A continuous-time process $\{X(t), t \geq 0\}$ is said to be a martingale if $E[|X(t)|] < \infty$ for all $t$ and, for all $s < t$,
$$E[X(t)|X(u), 0 \leq u \leq s] = X(s)$$

6.27 Let $\{X(t), t \geq 0\}$ be a continuous-time Markov chain with infinitesimal transition rates $q_{ij}, i \neq j$. Given the conditions on the $q_{ij}$ that result in $\{X(t), t \geq 0\}$ being a continuous-time martingale.

Do Problem 6.28-6.30 under the assumptions that (a) the continuous-time analogue of the martingale stopping theorem is valid, and (b) any needed regularity conditions are satisfied.

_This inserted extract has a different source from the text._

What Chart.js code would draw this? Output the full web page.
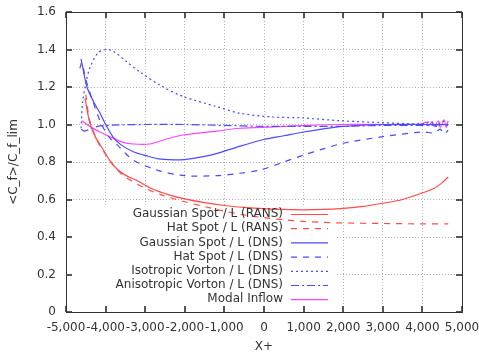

6.28 Let $\{X(t), t \geq 0\}$ be a nonhomogeneous Poisson process with intensity function $\lambda(t), t \geq 0$. Let $T$ denote the time at which the nth event occurs. Show that
$$n = E[\int_0^T \lambda(t)dt]$$

6.29 Let $\{X(t), t \geq 0\}$ be a continuous-time Markov chain that will, in finite expected time, enter a an absorbing state $N$. Suppose that $X(0) = 0$ and let $m_i$ denote the expected time the chain is in state $i$. Show that for $j \neq 0, j\neq N$.
(a) $E[$number of times the chain leaves state $j]=v_j m_j$, where $1/v_j$ is the mean time the chain spends in $j$ during a visit.
(b) $E[$number of times it enters state $j] = \sum_{i \neq j}m_i q_{ij}$.
(c) Argue that
$$v_jm_j = \sum_{i \neq j}m_iq_{ij}, \quad j \neq 0 \\
v_0m_0 = 1 + \sum_{i \neq 0}m_iq_{i0}$$

6.30 Let $\{X(t), t \geq 0\}$ be a compound Poisson process with Poisson rate $\lambda$ and component distribution $F$. Define a continuous-time martingale related to this process.